Abstract

Abstract The role of the relative geometry of mechanical forcing (wind stress) and buoyancy forcing (prescribed surface temperature) in the maintenance of the main thermocline is explored. In particular, the role of the wind stress curl in enhancing or suppressing the generation of baroclinic eddies is studied in simplified domains. The dependence of key quantities, such as the depth of the thermocline and the maximum heat transport, on the external parameters such as diapycnal mixing and dissipation rate is examined. Qualitatively different regimes are found depending on the relative phase of the wind stress and surface buoyancy distribution. The most efficient arrangement for eddy generation has Ekman pumping (suction) in conjunction with high (low) surface buoyancy. This corresponds to the situation found in the midlatitudes, where the surface Ekman flow carries heat toward the warmer region (i.e., upgradient of the surface temperature). In this case, strong eddy fluxes are generated in order to counteract the upgradient heat transport by the Ekman cell. The result is a thermocline whose depth is independent of the diapycnal diffusivity.
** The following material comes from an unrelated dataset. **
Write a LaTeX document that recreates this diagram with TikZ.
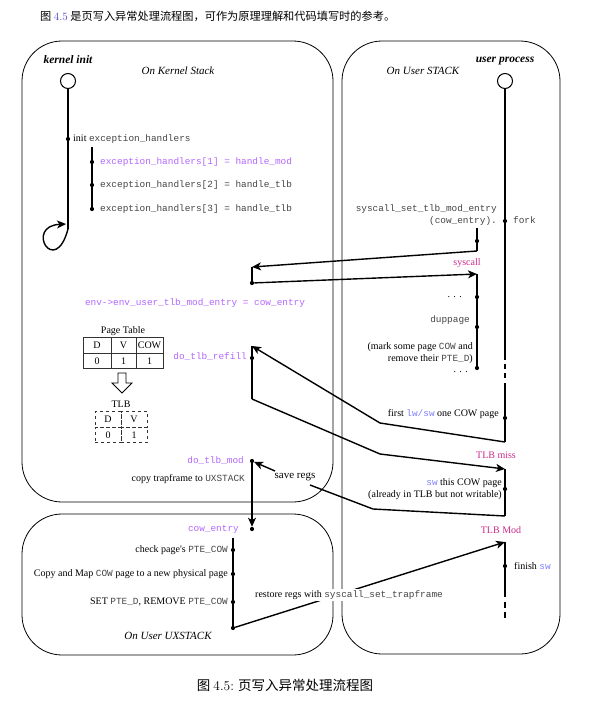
\documentclass[tikz,border=0pt]{standalone}
\usepackage{fontspec}
\newfontfamily\tms{Liberation Serif}
\newfontfamily\crr{Liberation Mono}
\newfontfamily\cjk{Noto Sans CJK SC}
\usetikzlibrary{arrows.meta}
\definecolor{vio}{HTML}{B366FF}
\definecolor{lblue}{HTML}{7F7FFF}
\definecolor{mag}{HTML}{CC2A8C}
\definecolor{ttgray}{HTML}{444444}
\definecolor{linkblue}{HTML}{3F3FC8}
\newcommand\ttc[1]{{\crr\fontsize{9.4}{11}\selectfont\color{ttgray}#1}}
\newcommand\ttv[1]{{\crr\fontsize{9.4}{11}\selectfont\color{vio}#1}}
\newcommand\ttb[1]{{\crr\fontsize{9.4}{11}\selectfont\color{lblue}#1}}
\begin{document}
\begin{tikzpicture}[x=1pt,y=-1pt,
  every node/.style={inner sep=0pt,font=\tms\fontsize{10}{12}\selectfont},
  dot/.style={circle,fill=black,inner sep=0pt,minimum size=4.2pt},
  flow/.style={line width=1.4pt},
  arr/.style={line width=1.4pt,-{Stealth[length=9pt,width=8pt,inset=2.5pt]}},
  box/.style={draw,line width=0.8pt,rounded corners=40pt},
  start/.style={circle,draw,line width=1pt,minimum size=15pt,inner sep=0pt},
  hdr/.style={font=\tms\fontsize{11}{13}\selectfont\itshape},
  ttl/.style={font=\tms\fontsize{11.5}{13}\selectfont\bfseries\itshape},
  lbl/.style={text=mag},
  cell/.style={draw=black!80,line width=0.7pt,minimum height=15.5pt,inner sep=0pt},
  dcell/.style={draw=black!80,dashed,line width=0.7pt,minimum height=15.5pt,inner sep=0pt}
]
\useasboundingbox (0,0) rectangle (598,705);

% top sentence and caption
\node[anchor=west] (top) at (40,16) {\cjk\fontsize{11.2}{12}\selectfont 图 {\fontfamily{lmr}\selectfont\color{linkblue}4.5} 是页写入异常处理流程图，可作为原理理解和代码填写时的参考。};
\node (cap) at (285,685) {\cjk\fontsize{13.5}{14}\selectfont 图 {\fontfamily{lmr}\selectfont 4.5:} 页写入异常处理流程图};

% boxes
\draw[box] (22,41) rectangle (333,502);
\draw[box] (342,41) rectangle (560,654);
\draw[box] (22,514) rectangle (333,655);

% ---------- kernel init ----------
\node[ttl] (kinit) at (68,60) {kernel init};
\node[hdr] (kstack) at (178,71) {On Kernel Stack};
\node[start] (kc) at (68,81) {};
\node[dot] (k1) at (68,139) {};
\coordinate (kend) at (68,229);
\coordinate (kback) at (66,224);
\draw[flow] (kc) -- (k1) -- (kend);
\draw[arr] (kend) .. controls (55,278) and (24,226) .. (kback);
\node[anchor=west] (k1t) at (73,139) {init \ttc{exception\_handlers}};

\coordinate (s0) at (92,147);
\node[dot] (s1) at (92,162) {};
\node[dot] (s2) at (92,185) {};
\node[dot] (s3) at (92,209) {};
\draw[flow] (s0) -- (s1) -- (s2) -- (s3.center);
\node[anchor=west] (s1t) at (100,162) {\ttv{exception\_handlers[1] = handle\_mod}};
\node[anchor=west] (s2t) at (100,185) {\ttc{exception\_handlers[2] = handle\_tlb}};
\node[anchor=west] (s3t) at (100,209) {\ttc{exception\_handlers[3] = handle\_tlb}};

% ---------- user process ----------
\node[ttl] (uproc) at (505,61) {user process};
\node[hdr] (ustack) at (423,71) {On User STACK};
\node[start] (uc) at (505,81) {};
\node[dot] (uf) at (505,221) {};
\coordinate (u1) at (505,360);
\draw[flow] (uc) -- (uf) -- (u1);
\coordinate (ud1a) at (505,364); \coordinate (ud1b) at (505,369);
\coordinate (ud2a) at (505,373); \coordinate (ud2b) at (505,378);
\draw[flow] (ud1a) -- (ud1b) (ud2a) -- (ud2b);
\node[anchor=west] (forkt) at (513,220) {\ttc{fork}};
\node[anchor=east] (sst1) at (497,209) {\ttc{syscall\_set\_tlb\_mod\_entry}};
\node[anchor=east] (sst2) at (497,221) {\ttc{(cow\_entry).}};

% syscall exchange
\coordinate (a0) at (477,228);
\node[dot] (a1) at (477,241) {};
\coordinate (a2) at (477,251);
\draw[flow] (a0) -- (a1) -- (a2);
\coordinate (b0) at (252,267);
\draw[arr] (a2) -- (b0);
\node[dot] (b1) at (252,283) {};
\draw[flow] (b0) -- (b1.center);
\coordinate (c0) at (477,274);
\draw[arr] (b1) -- (c0);
\node[dot] (c1) at (477,297) {};
\node[dot] (c2) at (477,327) {};
\node[dot] (c3) at (477,368) {};
\draw[flow] (c0) -- (c1) -- (c2) -- (c3);
\node[lbl] (sysl) at (467,263) {syscall};
\node[anchor=east] (dots1) at (462,297) {. . .};
\node[anchor=east] (dupt) at (470,320) {\ttc{duppage}};
\node[anchor=east,align=right,font=\tms\fontsize{10}{11.5}\selectfont] (markt) at (473,353) {(mark some page \ttc{COW} and\\ remove their \ttc{PTE\_D})};
\node[anchor=east] (dots2) at (468,372) {. . .};

\node (envt) at (195,303) {\ttv{env->env\_user\_tlb\_mod\_entry = cow\_entry}};

% page table
\node (ptt) at (123,331) {Page Table};
\node[cell,minimum width=28pt] (p1) at (97,345.5) {D};
\node[cell,minimum width=25pt] (p2) at (123.5,345.5) {V};
\node[cell,minimum width=27pt] (p3) at (149.5,345.5) {COW};
\node[cell,minimum width=28pt] (p4) at (97,361) {0};
\node[cell,minimum width=25pt] (p5) at (123.5,361) {1};
\node[cell,minimum width=27pt] (p6) at (149.5,361) {1};
\draw[line width=0.8pt] (118,373) -- (126,373) -- (126,383) -- (132,383) -- (122,393) -- (112,383) -- (118,383) -- cycle;
\node (tlbt) at (121,404) {TLB};
\node[dcell,minimum width=26pt] (t1) at (108,419.5) {D};
\node[dcell,minimum width=26pt] (t2) at (134,419.5) {V};
\node[dcell,minimum width=26pt] (t3) at (108,435) {0};
\node[dcell,minimum width=26pt] (t4) at (134,435) {1};

% TLB refill loop
\coordinate (r0) at (252,346);
\node[dot] (r1) at (252,358) {};
\coordinate (r2) at (252,399);
\draw[flow] (r0) -- (r1) -- (r2);
\node[anchor=east] (reft) at (247,357) {\ttv{do\_tlb\_refill}};

\coordinate (u2) at (505,383);
\node[dot] (ul) at (505,418) {};
\coordinate (u5) at (505,442);
\draw[flow] (u2) -- (ul) -- (u5);
\node[anchor=east] (firstt) at (499,414) {first \ttb{lw/sw} one COW page};

\coordinate (pa) at (380,423);
\draw[arr] (u5) -- (pa) -- (r0);
\coordinate (pb) at (380,454);
\coordinate (u6) at (505,469);
\draw[arr] (r2) -- (pb) -- (u6);
\node[lbl] (missl) at (496,455) {TLB miss};

\node[dot] (us) at (505,489) {};
\coordinate (u7) at (505,516);
\draw[flow] (u6) -- (us) -- (u7);
\node[anchor=east,align=right] (swt) at (502,489) {\ttb{sw} this COW page\\(already in TLB but not writable)};

% TLB mod
\node (srt) at (295,477) {\fontsize{11}{13}\selectfont save regs};
\coordinate (pc) at (373,509);
\coordinate (pcend) at (310,485);
\draw[flow] (u7) -- (pc) -- (pcend);
\node[dot] (dmod) at (252,461) {};
\coordinate (srs) at (275,471);
\draw[arr] (srs) -- (dmod);
\node[anchor=east] (modt) at (244,461) {\ttv{do\_tlb\_mod}};
\node[anchor=east] (copyt) at (245,479) {copy trapframe to \ttc{UXSTACK}};

\node[dot] (dcow) at (252,529) {};
\draw[arr] (dmod) -- (dcow);
\node[anchor=east] (cowt) at (239,529) {\ttv{cow\_entry}};

% UXSTACK
\coordinate (e0) at (233,538);
\node[dot] (e1) at (233,550) {};
\node[dot] (e2) at (233,574) {};
\node[dot] (e3) at (233,602) {};
\node[dot] (e4) at (233,628) {};
\draw[flow] (e0) -- (e1) -- (e2) -- (e3) -- (e4.center);
\node[anchor=east] (e1t) at (228,550) {check page's \ttc{ PTE\_COW}};
\node[anchor=east] (e2t) at (228,574) {Copy and Map \ttc{COW} page to a new physical page};
\node[anchor=east] (e3t) at (228,602) {SET \ttc{ PTE\_D}, REMOVE \ttc{PTE\_COW}};
\node[hdr] (uxs) at (168,636) {On User UXSTACK};

\coordinate (u8) at (505,542);
\draw[arr] (e4) -- (u8);
\node[fill=white,inner sep=1pt] (rest) at (349,595) {restore regs with \ttc{syscall\_set\_trapframe}};
\node[lbl] (modl) at (501,530) {TLB Mod};

\node[dot] (ufin) at (505,566) {};
\coordinate (u9) at (505,597);
\draw[flow] (u8) -- (ufin) -- (u9);
\coordinate (ud3a) at (505,602); \coordinate (ud3b) at (505,608);
\coordinate (ud4a) at (505,612); \coordinate (ud4b) at (505,618);
\draw[flow] (ud3a) -- (ud3b) (ud4a) -- (ud4b);
\node[anchor=west] (fint) at (514,566) {finish \ttb{sw}};
\end{tikzpicture}
\end{document}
However, the competition between these opposing heat fluxes leads to a weak net heat transport, proportional to the diffusivity responsible for the diabatic forcing. This arrangement of wind stress provides a large source of available potential energy on which eddies can grow, so the mechanical energy balance for the eddies is consistent with a substantial eddy heat flux. When the same surface temperature distribution is paired with the opposite wind stress curl, the mean flow produces a sink, rather than a source, of available potential energy and eddies are suppressed. With this arrangement, typical of low latitudes and the subpolar regions, the Ekman overturning cell carries heat downgradient of the surface temperature. Thus, the net heat transport is almost entirely due to the Ekman flow and is independent of the diapycnal diffusivity. At the same time the thermocline is a thin, diffusive boundary layer. Quantitative scalings for the thermocline depth and the poleward heat transport in these two limiting cases are contrasted and successfully compared with eddy-resolving computations.